Updated June 18, 2009
If You're Not with Us... Obama Fights Battle with Gay Community
, FOXNews.com
Despite signing a memorandum Wednesday night expanding certain benefits to cover the same-sex partners of federal employees, the president is in the midst of losing the confidence of gay rights advocates who feel the memorandum is weak and pandering. .
Try as he might, President Obama may not be able to retain the benefit of the doubt with the gay community much longer.
Despite signing a memorandum Wednesday night expanding certain benefits to cover the same-sex partners of federal employees, the president is in the midst of losing the confidence of gay rights advocates who feel the memorandum is weak and pandering. .
Obama touted his memorandum as an "historic step," saying, "Many of our government's hard-working and dedicated and patriotic public servants have long been denied basic rights that their colleagues enjoy for one simple reason: the people that they love are of the same sex."

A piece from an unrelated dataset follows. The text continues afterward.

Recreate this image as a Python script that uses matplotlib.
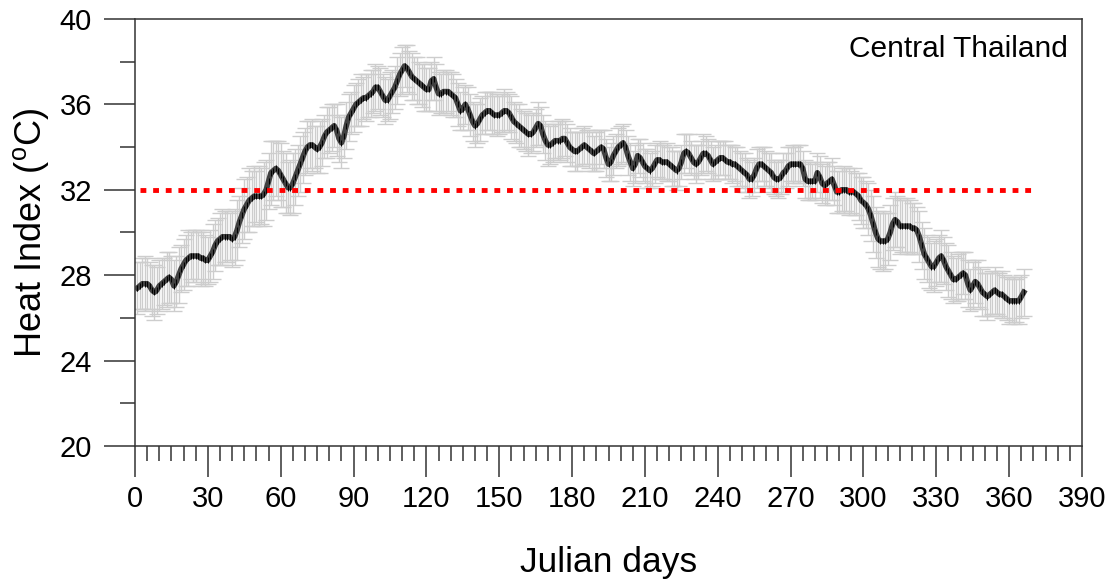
import numpy as np
import matplotlib
matplotlib.use("Agg")
import matplotlib.pyplot as plt
from matplotlib.ticker import MultipleLocator

plt.rcParams["font.family"] = ["Liberation Sans", "DejaVu Sans"]
plt.rcParams["mathtext.fontset"] = "custom"
plt.rcParams["mathtext.rm"] = "Liberation Sans"

# ── Datos: índice de calor diario (media) y su desviación ────────────────────
dias = np.arange(1, 367)

heat_index = [
    27.4, 27.5, 27.6, 27.6, 27.6, 27.5, 27.3, 27.2, 27.3, 27.5,
    27.6, 27.7, 27.8, 27.9, 27.8, 27.5, 27.7, 28.0, 28.3, 28.5,
    28.7, 28.8, 28.9, 28.9, 28.9, 28.9, 28.8, 28.8, 28.7, 28.7,
    28.9, 29.1, 29.4, 29.6, 29.7, 29.8, 29.8, 29.8, 29.8, 29.7,
    29.8, 30.1, 30.5, 30.8, 31.1, 31.3, 31.5, 31.6, 31.7, 31.7,
    31.7, 31.7, 31.8, 32.0, 32.4, 32.8, 32.9, 33.0, 32.9, 32.7,
    32.5, 32.3, 32.1, 32.1, 32.3, 32.6, 32.9, 33.2, 33.5, 33.8,
    34.0, 34.1, 34.1, 34.0, 33.9, 34.0, 34.2, 34.5, 34.7, 34.8,
    34.9, 35.0, 34.8, 34.4, 34.2, 34.5, 35.0, 35.4, 35.6, 35.8,
    36.0, 36.1, 36.2, 36.3, 36.3, 36.4, 36.5, 36.6, 36.8, 36.8,
    36.6, 36.4, 36.2, 36.2, 36.4, 36.6, 36.8, 37.1, 37.4, 37.6,
    37.8, 37.7, 37.5, 37.3, 37.2, 37.1, 37.0, 36.9, 36.8, 36.7,
    36.7, 37.1, 37.2, 36.8, 36.5, 36.5, 36.6, 36.6, 36.6, 36.5,
    36.4, 36.3, 36.0, 35.7, 35.8, 36.0, 35.8, 35.5, 35.2, 35.0,
    35.1, 35.3, 35.5, 35.6, 35.7, 35.7, 35.6, 35.5, 35.5, 35.5,
    35.6, 35.7, 35.7, 35.6, 35.4, 35.2, 35.1, 35.0, 34.9, 34.8,
    34.7, 34.6, 34.6, 34.7, 34.9, 35.1, 35.0, 34.6, 34.3, 34.1,
    34.1, 34.2, 34.3, 34.3, 34.3, 34.4, 34.4, 34.2, 34.0, 33.9,
    33.8, 33.8, 33.9, 34.0, 34.1, 34.0, 33.9, 33.8, 33.7, 33.8,
    33.9, 34.0, 33.9, 33.5, 33.2, 33.3, 33.6, 33.8, 34.0, 34.1,
    34.2, 34.0, 33.6, 33.3, 33.0, 33.2, 33.6, 33.5, 33.3, 33.1,
    33.0, 32.9, 33.0, 33.2, 33.4, 33.4, 33.3, 33.3, 33.3, 33.2,
    33.1, 33.0, 32.9, 33.0, 33.3, 33.7, 33.8, 33.7, 33.5, 33.3,
    33.2, 33.3, 33.5, 33.7, 33.7, 33.6, 33.4, 33.2, 33.3, 33.4,
    33.5, 33.5, 33.4, 33.3, 33.3, 33.2, 33.2, 33.1, 33.0, 32.9,
    32.8, 32.7, 32.5, 32.5, 32.7, 33.0, 33.2, 33.2, 33.1, 33.0,
    32.9, 32.8, 32.6, 32.5, 32.5, 32.6, 32.8, 32.9, 33.1, 33.2,
    33.2, 33.2, 33.2, 33.2, 33.0, 32.5, 32.4, 32.4, 32.4, 32.4,
    32.8, 32.6, 32.3, 32.2, 32.3, 32.4, 32.5, 32.2, 31.9, 31.9,
    32.0, 32.0, 32.0, 31.9, 31.9, 31.9, 31.8, 31.7, 31.5, 31.4,
    31.3, 31.1, 30.8, 30.4, 30.0, 29.7, 29.6, 29.6, 29.6, 29.7,
    30.0, 30.4, 30.6, 30.5, 30.3, 30.3, 30.3, 30.3, 30.3, 30.2,
    30.2, 30.1, 29.8, 29.4, 29.0, 28.8, 28.6, 28.4, 28.4, 28.6,
    28.8, 28.9, 28.7, 28.4, 28.2, 28.0, 27.8, 27.8, 27.9, 28.0,
    28.1, 28.0, 27.6, 27.3, 27.5, 27.7, 27.6, 27.4, 27.2, 27.1,
    27.0, 27.1, 27.2, 27.3, 27.2, 27.1, 27.1, 27.0, 26.9, 26.8,
    26.8, 26.8, 26.8, 26.8, 27.0, 27.2,
]

desviacion = [
    1.2, 1.1, 1.2, 1.3, 1.2, 1.1, 1.2, 1.3, 1.1, 1.2,
    1.2, 1.1, 1.3, 1.2, 1.1, 1.2, 1.2, 1.3, 1.1, 1.2,
    1.2, 1.3, 1.1, 1.2, 1.2, 1.1, 1.3, 1.2, 1.2, 1.1,
    1.2, 1.3, 1.2, 1.1, 1.2, 1.3, 1.2, 1.2, 1.1, 1.3,
    1.3, 1.4, 1.2, 1.3, 1.4, 1.3, 1.5, 1.3, 1.4, 1.2,
    1.4, 1.3, 1.5, 1.4, 1.3, 1.5, 1.4, 1.3, 1.4, 1.5,
    1.3, 1.4, 1.2, 1.3, 1.4, 1.3, 1.2, 1.3, 1.2, 1.1,
    1.2, 1.1, 1.2, 1.0, 1.1, 1.2, 1.1, 1.0, 1.2, 1.1,
    1.1, 1.0, 1.2, 1.1, 1.2, 1.0, 1.1, 1.1, 1.0, 1.1,
    1.0, 1.1, 1.2, 1.0, 1.1, 1.0, 1.1, 1.0, 1.1, 1.0,
    1.1, 1.0, 1.1, 1.0, 1.1, 1.0, 1.0, 1.1, 1.0, 1.1,
    1.0, 1.1, 1.0, 1.1, 1.0, 1.1, 1.0, 1.0, 1.1, 1.0,
    1.0, 0.9, 1.0, 1.1, 1.0, 0.9, 1.0, 1.0, 0.9, 1.0,
    1.0, 0.9, 1.0, 0.9, 1.0, 0.9, 1.0, 1.0, 0.9, 1.0,
    0.9, 1.0, 0.9, 1.0, 0.9, 0.9, 1.0, 0.9, 1.0, 0.9,
    0.9, 1.0, 0.9, 0.9, 1.0, 0.9, 0.9, 1.0, 0.9, 0.9,
    0.9, 1.0, 0.9, 0.9, 0.9, 1.0, 0.9, 0.9, 0.9, 1.0,
    0.9, 0.9, 0.8, 0.9, 0.9, 0.9, 0.8, 0.9, 0.9, 0.8,
    0.9, 0.9, 0.8, 0.9, 0.9, 0.8, 0.9, 0.9, 0.8, 0.9,
    0.9, 0.8, 0.9, 0.9, 0.8, 0.9, 0.9, 0.8, 0.9, 0.9,
    0.9, 0.8, 0.9, 0.9, 0.8, 0.9, 0.8, 0.9, 0.9, 0.8,
    0.9, 0.8, 0.8, 0.9, 0.8, 0.9, 0.8, 0.8, 0.9, 0.8,
    0.9, 0.8, 0.9, 0.8, 0.8, 0.9, 0.8, 0.9, 0.8, 0.8,
    0.9, 0.8, 0.8, 0.9, 0.8, 0.8, 0.9, 0.8, 0.8, 0.9,
    0.8, 0.8, 0.9, 0.8, 0.8, 0.9, 0.8, 0.9, 0.8, 0.8,
    0.9, 0.8, 0.9, 0.8, 0.8, 0.9, 0.8, 0.8, 0.9, 0.8,
    0.8, 0.9, 0.8, 0.8, 0.9, 0.8, 0.9, 0.8, 0.9, 0.8,
    0.9, 0.8, 0.9, 0.9, 0.8, 0.9, 0.9, 0.9, 0.8, 0.9,
    0.9, 1.0, 0.9, 0.9, 1.0, 0.9, 1.0, 0.9, 1.0, 1.0,
    1.0, 1.1, 1.0, 1.1, 1.0, 1.1, 1.0, 1.1, 1.1, 1.2,
    1.1, 1.2, 1.2, 1.3, 1.2, 1.3, 1.3, 1.4, 1.3, 1.2,
    1.3, 1.2, 1.3, 1.2, 1.3, 1.2, 1.2, 1.3, 1.2, 1.2,
    1.2, 1.1, 1.2, 1.1, 1.2, 1.1, 1.2, 1.1, 1.2, 1.1,
    1.1, 1.2, 1.1, 1.1, 1.2, 1.1, 1.1, 1.0, 1.1, 1.1,
    1.0, 1.1, 1.1, 1.0, 1.1, 1.0, 1.1, 1.0, 1.1, 1.0,
    1.1, 1.0, 1.0, 1.1, 1.0, 1.0, 1.1, 1.0, 1.0, 1.1,
    1.0, 1.1, 1.0, 1.1, 1.0, 1.1,
]

umbral = 32
umbral_dias = [2, 369]

# ── Figura ───────────────────────────────────────────────────────────────────
fig = plt.figure(figsize=(11.14, 5.86), dpi=100)
ax = fig.add_axes([0.1212, 0.2389, 0.8501, 0.7287])

ax.errorbar(dias, heat_index, yerr=desviacion, fmt="none",
            ecolor="#cdcdcd", elinewidth=1.0, capsize=6, capthick=1.0,
            zorder=1)
ax.plot(dias, heat_index, color="#404040", linewidth=4.0, zorder=3)
ax.plot(dias, heat_index, linestyle="none", marker="|", markersize=4.5,
        markeredgewidth=0.7, color="black", zorder=4)

ax.plot(umbral_dias, [umbral, umbral], color="red", linewidth=3.5,
        linestyle=(0, (1.2, 1.4)), zorder=5)

ax.text(0.985, 0.93, "Central Thailand", transform=ax.transAxes,
        ha="right", va="center", fontsize=21.5)

ax.set_xlim(0, 390)
ax.set_ylim(20, 40)
ax.xaxis.set_major_locator(MultipleLocator(30))
ax.xaxis.set_minor_locator(MultipleLocator(5))
ax.yaxis.set_major_locator(MultipleLocator(4))
ax.yaxis.set_minor_locator(MultipleLocator(2))

ax.tick_params(axis="both", which="major", direction="out", length=22,
               width=1.1, color="#333333", labelsize=21)
ax.tick_params(axis="both", which="minor", direction="out", length=11,
               width=1.1, color="#333333")
ax.tick_params(axis="x", which="major", pad=6)
ax.tick_params(axis="y", which="major", pad=9)

for s in ax.spines.values():
    s.set_linewidth(1.1)
    s.set_color("#333333")

ax.set_xlabel("Julian days", fontsize=25.5, labelpad=24)
ax.set_ylabel(r"Heat Index ($^{\mathrm{o}}$C)", fontsize=26, labelpad=6)

fig.savefig("out.png", dpi=100)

But the president acknowledged it was just the first step.
The memorandum extends long-term care insurance, for conditions such as Alzheimer's disease, to same-sex partners of federal employees and affords employees the right to "use their sick leave to take care of domestic partners and non-biological, non-adopted children."
It also provides some protections for partners of foreign service employees serving abroad and protects against discrimination in the workplace based on non-work-related factors.
But activists are bluntly exposing a giant hole in these benefits -- the memorandum does not cover the federal health insurance, retirement or survivor benefits that heterosexual couples receive.
In order to secure those benefits for members of the lesbian, bay, bisexual and transgender, or LGBT, community, Obama must go to Congress. And that's just what he said he'll do; embracing for the first time a specific piece of legislation called the Domestic Partners Benefits and Obligations Act.
But it's not the legislation that he's supporting that members of the LGBT community are focusing on, it's the law they want repealed. The Defense of Marriage Act is the true focal point of this political battle. Also known as DOMA, it's a 1996 law which specifically prohibits extending health and retirement benefits to same-sex partners of federal employees.
Obama wants to repeal it too, and said as much Wednesday night, "I believe it's discriminatory, I think it interferes with states' rights, and we will work with Congress to overturn it."
Activists want more than talk, however. They want action; something the administration isn't promising will be achieved any time soon.
Compounding the president's problems is the fact that his own Justice Department is defending that very law in court. In a legal brief filed last week, the Justice Department argued that DOMA was in fact constitutional, citing incest and underage spouses in making that case.
That language infuriated gay rights supporters. But White House Press Secretary Robert Gibbs told reporters Wednesday, "The Justice Department is charged with upholding the law of the land, even though the president believes that that law should be repealed."
Not all members of the LGBT community are unhappy with the president's first administrative foray into the gay rights debate. Human Rights Campaign President Joe Solmonese said the memorandum is "a welcome and long overdue movement towards bringing the government's policies in line with the overwhelming majority of America's businesses."